→ **STATED GOAL**:
Leaving out every picture, copy the lines of the data exactly, from the first through the line containing "GRID = '#d9d9d9'".
── SOURCE EXCERPT ──
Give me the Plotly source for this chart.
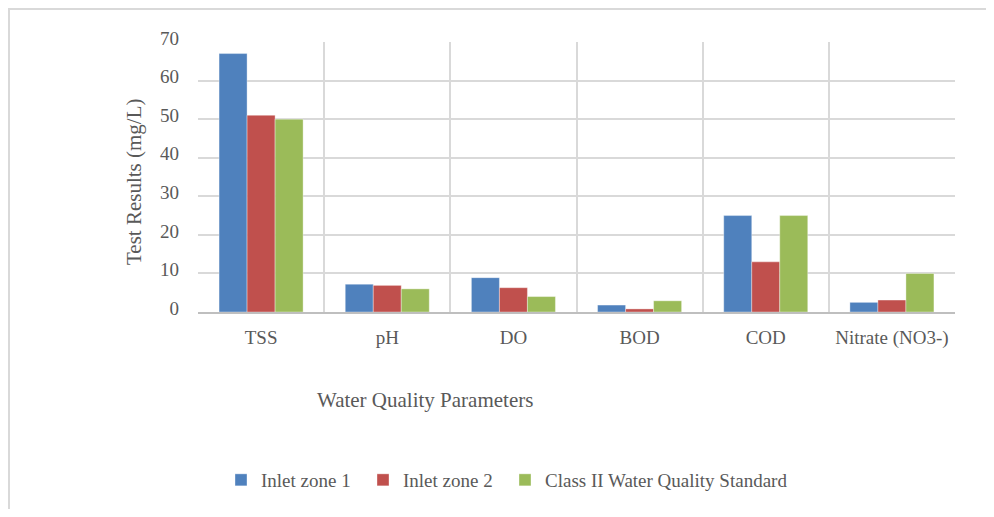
import plotly.graph_objects as go

# Water quality test results (mg/L)
categories = ['TSS', 'pH', 'DO', 'BOD', 'COD', 'Nitrate (NO3-)']
inlet_zone_1 = [67, 7.2, 8.9, 1.8, 25, 2.5]
inlet_zone_2 = [51, 6.9, 6.3, 0.8, 13, 3.1]
class_ii_standard = [50, 6, 4, 2.9, 25, 10]
y_ticks = [0, 10, 20, 30, 40, 50, 60, 70]

FONT = 'Liberation Serif, Times New Roman, serif'
TEXT = '#595959'
GRID = '#d9d9d9'

# page has an 8px body margin, so the figure is a bit smaller and offset
OFF = 8
W, H = 978, 501
# plot area on the page: x 198..955, y 42..312
L, T = 198 - OFF, 42 - OFF
R, B = W - (955 - OFF), H - (312 - OFF)
pw, ph = W - L - R, H - T - B


def px_x(p):
    # page x pixel -> paper coord
    return (p - OFF - L) / pw


def px_y(p):
    # page y pixel -> paper coord
    return (H - B - (p - OFF)) / ph


fig = go.Figure()

series = [
    ('Inlet zone 1', inlet_zone_1, '#4f81bd', 'legend'),
    ('Inlet zone 2', inlet_zone_2, '#c0504d', 'legend2'),
    ('Class II Water Quality Standard', class_ii_standard, '#9bbb59', 'legend3'),
]
for name, vals, color, leg in series:
    fig.add_trace(go.Bar(
        x=categories,
        y=vals,
        name=name,
        legend=leg,
        marker=dict(color=color, line=dict(color='rgba(255,255,255,0.6)', width=0.6)),
    ))


def legend_at(page_x):
    return dict(
        orientation='h',
        x=px_x(page_x), y=px_y(480),
        xanchor='left', yanchor='middle',
        font=dict(family=FONT, size=19, color=TEXT),
        bgcolor='rgba(0,0,0,0)',
    )


fig.update_layout(
    width=W, height=H,
    margin=dict(l=L, r=R, t=T, b=B, autoexpand=False),
    plot_bgcolor='white',
    paper_bgcolor='white',
    font=dict(family=FONT, size=19, color=TEXT),
    barmode='group',
    bargap=0.334,
    bargroupgap=0,
    showlegend=True,
    legend=legend_at(221),
    legend2=legend_at(363),
    legend3=legend_at(505),
    xaxis=dict(
        type='category',
        tickson='boundaries',
        showgrid=True,
        gridcolor=GRID,
        gridwidth=1.5,
        showline=True,
        linecolor='#bfbfbf',
        linewidth=1.5,
        ticks='',
        ticklabelstandoff=7,
        tickfont=dict(family=FONT, size=19, color=TEXT),
    ),
    yaxis=dict(
        range=[0, 70],
        tickvals=y_ticks,
        showgrid=True,
        gridcolor=GRID,
        gridwidth=1.5,
        zeroline=False,
        showline=False,
        ticks='',
        ticklabelstandoff=18,
        ticklabelshift=-4,
        tickfont=dict(family=FONT, size=19, color=TEXT),
    ),
    annotations=[
        dict(text='Test Results (mg/L)', textangle=-90,
             x=px_x(134), y=px_y(182), xref='paper', yref='paper',
             xanchor='center', yanchor='middle', showarrow=False,
             font=dict(family=FONT, size=21, color=TEXT)),
        dict(text='Water Quality Parameters',
             x=px_x(425), y=px_y(400), xref='paper', yref='paper',
             xanchor='center', yanchor='middle', showarrow=False,
             font=dict(family=FONT, size=21, color=TEXT)),
    ],
    shapes=[
        dict(type='rect', xref='paper', yref='paper',
             x0=px_x(9), x1=px_x(1010), y0=px_y(9), y1=px_y(540),
             line=dict(color='#d9d9d9', width=2), layer='below'),
    ],
)

fig.write_html('out.html')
───
→ **EXPECTED ANSWER**:
Give me the Plotly source for this chart.
import plotly.graph_objects as go

# Water quality test results (mg/L)
categories = ['TSS', 'pH', 'DO', 'BOD', 'COD', 'Nitrate (NO3-)']
inlet_zone_1 = [67, 7.2, 8.9, 1.8, 25, 2.5]
inlet_zone_2 = [51, 6.9, 6.3, 0.8, 13, 3.1]
class_ii_standard = [50, 6, 4, 2.9, 25, 10]
y_ticks = [0, 10, 20, 30, 40, 50, 60, 70]

FONT = 'Liberation Serif, Times New Roman, serif'
TEXT = '#595959'
GRID = '#d9d9d9'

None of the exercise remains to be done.